A production-grade, asynchronous Load Balancer built in Rust using Tokio and Hyper 1.0. Designed to demonstrate advanced SRE concepts including Consistent Hashing, Graceful Shutdown, Health-Based Failover, and Real-time Observability.
- ⚡ Hyper 1.0 & Tokio: Built on Rust’s modern async ecosystem (
hyper,hyper-util, Tokio) for non-blocking I/O and high concurrency. - 🔄 Consistent Hashing: Uses a virtual-node ring algorithm to minimize cache miss impact during scaling events (unlike simple Round Robin).
- 🛡️ Token Bucket Rate Limiter: Protects backends from DDoS and "noisy neighbor" attacks by enforcing strict RPS limits per client IP.
- 💓 Active Health Monitoring: Background task actively probes backend availability and automatically ejects unhealthy nodes in <3 seconds.
- 🛑 Graceful Shutdown: Implements "Zero Downtime" deployments. Catches
SIGINT, stops accepting new connections, and waits for active requests to drain before exiting. - 📊 Observability Stack: Native integration with Prometheus for metrics (Requests, Latency, Errors) and Grafana for visualization.
graph LR
Client[Client Traffic] -->|Port 3000| LB[RustyLB Load Balancer]
subgraph "RustyLB Internals"
LB --> RateLimit[Token Bucket Limiter]
RateLimit --> HashRing[Consistent Hash Ring]
HashRing -->|Select Node| Forward[Hyper 1.0 Proxy]
end
subgraph "Backend Services"
Forward -->|HTTP| S1[Service 8081]
Forward -->|HTTP| S2[Service 8082]
Forward -->|HTTP| S3[Service 8083]
end
subgraph "Observability"
Prometheus -->|Scrape /metrics| LB
Grafana -->|Query| Prometheus
end
Health[Health Monitor] -.->|Probe| S1
Health -.->|Probe| S2
Health -.->|Probe| S3
Diagram renders natively on GitHub.
- Consistent Hashing vs. Round Robin: I chose Consistent Hashing to ensure cache locality. In a distributed system, if one node dies, Round Robin would reshuffle all keys. Consistent Hashing only reshuffles
1/Nkeys, preventing cache stampedes. - Passive Circuit Breaking: Instead of a complex state machine (Open/Half-Open), I implemented a passive system where the Health Monitor acts as the source of truth for the Hash Ring. This simplifies the logic while maintaining resilience.

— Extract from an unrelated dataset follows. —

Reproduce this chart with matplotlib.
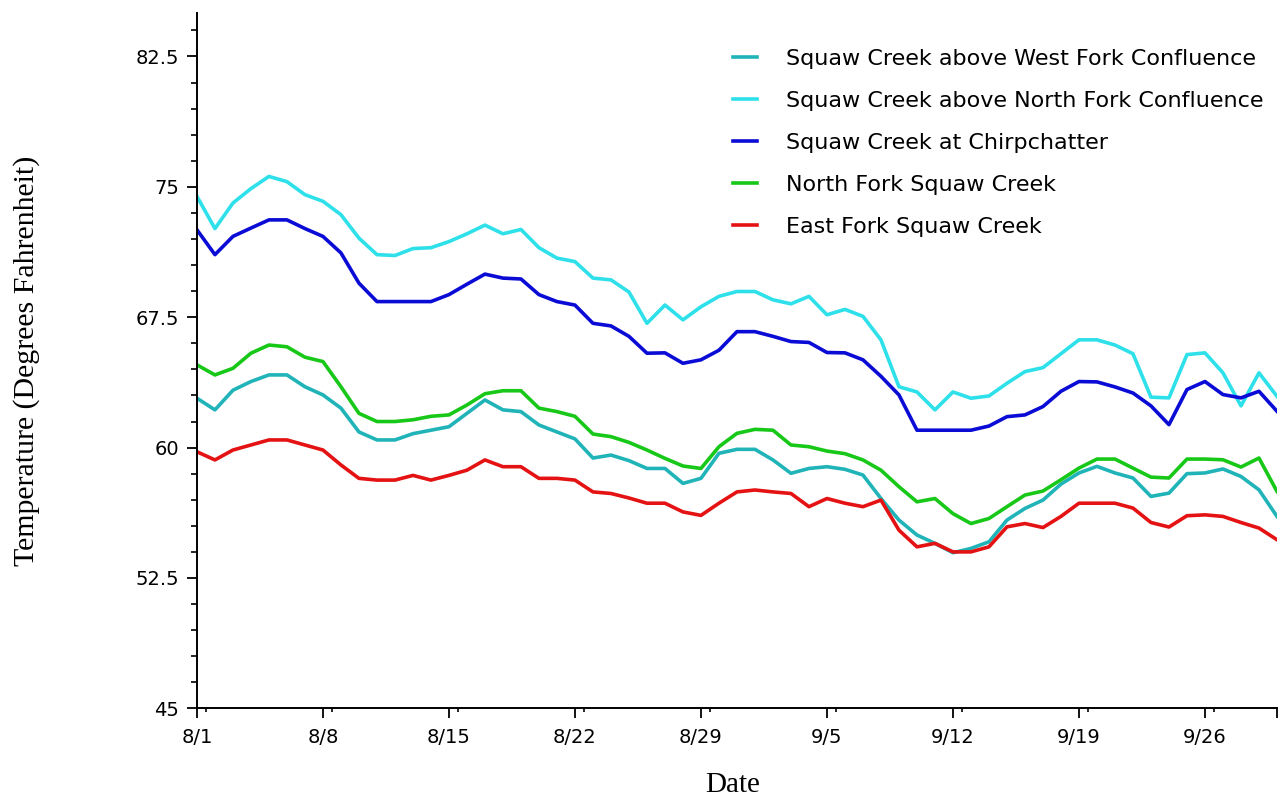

- Labeled Metrics: Instead of structured logging for every request (which is expensive), I used labeled Prometheus metrics to track latency and error rates per-backend in real-time.
- Rust (Cargo)
- Docker (for Grafana/Prometheus)
Start Prometheus and Grafana automatically:
docker-compose up -d
- Grafana: http://localhost:3001 (User: admin / Pass: admin)

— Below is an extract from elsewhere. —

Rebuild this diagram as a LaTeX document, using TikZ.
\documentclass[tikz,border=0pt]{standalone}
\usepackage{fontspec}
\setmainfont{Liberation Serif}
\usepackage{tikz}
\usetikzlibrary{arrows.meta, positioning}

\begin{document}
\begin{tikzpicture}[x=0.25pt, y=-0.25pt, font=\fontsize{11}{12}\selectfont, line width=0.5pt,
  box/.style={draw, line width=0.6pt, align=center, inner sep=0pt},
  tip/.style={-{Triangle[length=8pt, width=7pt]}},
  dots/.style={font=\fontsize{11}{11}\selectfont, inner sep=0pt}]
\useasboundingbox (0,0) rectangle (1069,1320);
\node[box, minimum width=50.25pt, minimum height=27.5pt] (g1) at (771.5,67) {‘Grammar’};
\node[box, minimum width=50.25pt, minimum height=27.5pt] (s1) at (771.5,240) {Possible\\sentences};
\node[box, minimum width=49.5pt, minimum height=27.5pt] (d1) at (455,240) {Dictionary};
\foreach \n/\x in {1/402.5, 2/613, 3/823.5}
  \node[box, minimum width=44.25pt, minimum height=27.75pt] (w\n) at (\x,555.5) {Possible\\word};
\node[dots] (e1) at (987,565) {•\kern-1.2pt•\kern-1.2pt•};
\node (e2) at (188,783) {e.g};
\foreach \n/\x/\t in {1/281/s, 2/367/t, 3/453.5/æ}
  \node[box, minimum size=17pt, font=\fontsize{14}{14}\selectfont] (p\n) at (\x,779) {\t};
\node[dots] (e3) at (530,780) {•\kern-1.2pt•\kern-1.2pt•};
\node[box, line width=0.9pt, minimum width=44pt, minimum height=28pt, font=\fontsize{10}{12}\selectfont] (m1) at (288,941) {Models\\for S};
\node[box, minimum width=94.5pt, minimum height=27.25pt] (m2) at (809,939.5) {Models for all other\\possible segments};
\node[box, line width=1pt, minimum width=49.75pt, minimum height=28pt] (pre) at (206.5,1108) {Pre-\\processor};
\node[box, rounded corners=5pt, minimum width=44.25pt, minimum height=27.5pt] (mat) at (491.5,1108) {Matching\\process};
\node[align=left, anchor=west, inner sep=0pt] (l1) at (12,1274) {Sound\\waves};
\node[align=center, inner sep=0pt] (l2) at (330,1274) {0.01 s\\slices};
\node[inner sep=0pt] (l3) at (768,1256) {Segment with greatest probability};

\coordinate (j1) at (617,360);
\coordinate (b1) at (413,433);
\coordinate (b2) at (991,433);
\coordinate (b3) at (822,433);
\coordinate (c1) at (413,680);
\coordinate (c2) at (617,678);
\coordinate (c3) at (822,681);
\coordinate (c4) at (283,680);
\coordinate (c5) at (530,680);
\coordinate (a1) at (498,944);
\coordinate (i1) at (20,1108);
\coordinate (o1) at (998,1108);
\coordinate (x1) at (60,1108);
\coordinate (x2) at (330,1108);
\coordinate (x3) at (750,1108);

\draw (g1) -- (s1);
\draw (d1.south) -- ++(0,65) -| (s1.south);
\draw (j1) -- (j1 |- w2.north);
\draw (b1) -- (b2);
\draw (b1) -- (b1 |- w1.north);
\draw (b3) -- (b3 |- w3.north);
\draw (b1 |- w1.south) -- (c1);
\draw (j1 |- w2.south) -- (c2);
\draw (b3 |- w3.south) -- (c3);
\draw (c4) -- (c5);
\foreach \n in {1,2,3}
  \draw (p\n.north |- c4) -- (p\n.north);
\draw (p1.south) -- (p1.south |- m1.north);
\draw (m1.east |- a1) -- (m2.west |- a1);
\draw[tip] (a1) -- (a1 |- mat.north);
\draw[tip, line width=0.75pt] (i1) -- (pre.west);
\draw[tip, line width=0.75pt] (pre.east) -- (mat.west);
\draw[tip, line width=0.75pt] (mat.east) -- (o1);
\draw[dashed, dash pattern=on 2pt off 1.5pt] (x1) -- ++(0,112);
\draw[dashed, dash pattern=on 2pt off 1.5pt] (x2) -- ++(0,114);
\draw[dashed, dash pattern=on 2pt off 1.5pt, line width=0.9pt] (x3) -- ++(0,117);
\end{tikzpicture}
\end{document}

- Prometheus: http://localhost:9091
# Run with info logs enabled
RUST_LOG=info cargo run --bin lb
You can use curl to send traffic. The LB listens on port 3000.
curl [http://127.0.0.1:3000](http://127.0.0.1:3000)

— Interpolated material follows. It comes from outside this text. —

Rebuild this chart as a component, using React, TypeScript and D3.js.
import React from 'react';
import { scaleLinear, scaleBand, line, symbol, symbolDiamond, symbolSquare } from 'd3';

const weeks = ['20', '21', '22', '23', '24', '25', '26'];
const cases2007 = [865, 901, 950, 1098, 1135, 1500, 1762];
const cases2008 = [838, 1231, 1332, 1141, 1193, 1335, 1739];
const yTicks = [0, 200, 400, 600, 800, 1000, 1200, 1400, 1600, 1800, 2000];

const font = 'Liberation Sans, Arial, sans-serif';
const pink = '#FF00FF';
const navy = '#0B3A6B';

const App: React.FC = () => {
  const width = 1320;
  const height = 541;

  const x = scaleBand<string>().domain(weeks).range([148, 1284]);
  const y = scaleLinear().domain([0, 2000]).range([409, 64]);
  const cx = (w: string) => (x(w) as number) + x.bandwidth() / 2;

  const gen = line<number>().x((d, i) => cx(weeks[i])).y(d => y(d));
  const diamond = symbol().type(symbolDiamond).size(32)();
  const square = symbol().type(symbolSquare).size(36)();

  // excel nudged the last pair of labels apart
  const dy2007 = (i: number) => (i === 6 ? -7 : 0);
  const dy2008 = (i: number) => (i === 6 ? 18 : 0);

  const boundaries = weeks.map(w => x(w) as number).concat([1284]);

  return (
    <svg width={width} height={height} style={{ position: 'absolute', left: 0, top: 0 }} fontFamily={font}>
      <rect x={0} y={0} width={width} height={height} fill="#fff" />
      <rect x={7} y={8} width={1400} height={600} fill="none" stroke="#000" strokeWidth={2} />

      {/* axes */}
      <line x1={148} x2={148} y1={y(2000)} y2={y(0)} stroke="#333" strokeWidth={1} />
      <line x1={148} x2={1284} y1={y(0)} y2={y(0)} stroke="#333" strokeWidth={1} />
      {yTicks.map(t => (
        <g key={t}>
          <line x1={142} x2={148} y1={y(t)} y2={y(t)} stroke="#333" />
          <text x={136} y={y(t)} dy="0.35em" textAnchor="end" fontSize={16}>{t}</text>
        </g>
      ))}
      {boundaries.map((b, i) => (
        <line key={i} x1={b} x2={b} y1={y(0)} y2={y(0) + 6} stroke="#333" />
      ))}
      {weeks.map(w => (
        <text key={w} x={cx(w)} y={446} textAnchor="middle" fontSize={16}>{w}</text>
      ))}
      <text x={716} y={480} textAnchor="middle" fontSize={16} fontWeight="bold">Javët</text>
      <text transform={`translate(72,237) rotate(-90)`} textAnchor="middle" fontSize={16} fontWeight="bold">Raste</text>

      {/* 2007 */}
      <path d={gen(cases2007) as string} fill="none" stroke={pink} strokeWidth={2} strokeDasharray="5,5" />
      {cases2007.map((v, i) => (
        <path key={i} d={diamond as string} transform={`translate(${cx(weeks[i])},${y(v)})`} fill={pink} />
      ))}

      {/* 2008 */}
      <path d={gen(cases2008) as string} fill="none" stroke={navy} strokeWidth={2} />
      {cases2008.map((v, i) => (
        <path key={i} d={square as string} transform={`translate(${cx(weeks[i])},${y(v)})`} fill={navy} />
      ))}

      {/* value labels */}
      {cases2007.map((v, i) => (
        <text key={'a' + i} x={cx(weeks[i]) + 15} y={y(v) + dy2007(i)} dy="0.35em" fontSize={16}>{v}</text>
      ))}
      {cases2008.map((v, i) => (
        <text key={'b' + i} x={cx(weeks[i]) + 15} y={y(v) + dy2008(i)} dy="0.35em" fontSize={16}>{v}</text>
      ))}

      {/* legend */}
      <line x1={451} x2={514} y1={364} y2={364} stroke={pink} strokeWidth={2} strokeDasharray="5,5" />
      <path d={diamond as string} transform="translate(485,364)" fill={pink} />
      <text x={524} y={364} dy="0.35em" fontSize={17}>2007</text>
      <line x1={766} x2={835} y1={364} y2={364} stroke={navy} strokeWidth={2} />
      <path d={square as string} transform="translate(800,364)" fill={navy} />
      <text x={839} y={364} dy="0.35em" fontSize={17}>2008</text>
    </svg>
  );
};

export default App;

To prove the Graceful Shutdown capability (ensuring no users are disconnected during a deployment):
Note: The slow backend used in this test is an external test harness and is intentionally not part of this repository.
(e.g., any HTTP server that sleeps for several seconds before responding)
curl http://127.0.0.1:3000Immediately hit Ctrl+C in the Rust terminal.
The load balancer will log:
🛑 Graceful shutdown...
It will wait for the in-flight request to finish, and the client will successfully receive:
I survived the shutdown! 🎉
The Load Balancer exposes standard SRE metrics at /metrics:
| Metric Name | Type | Description |
|---|---|---|
requests_total |
Counter | Total requests routed per backend |
requests_dropped_total |
Counter | Requests blocked by Rate Limiter |
active_connections |
Gauge | Current in-flight requests |
request_duration_seconds |
Histogram | Request latency distribution (P50–P99 via PromQL) |
This project focuses on infrastructure correctness and observability, not feature breadth.
Intentionally out of scope:
- TLS termination
- HTTP/2 / gRPC
- Dynamic config reload
- Full circuit breaker state machines
These tradeoffs keep the codebase small, auditable, and focused on SRE fundamentals.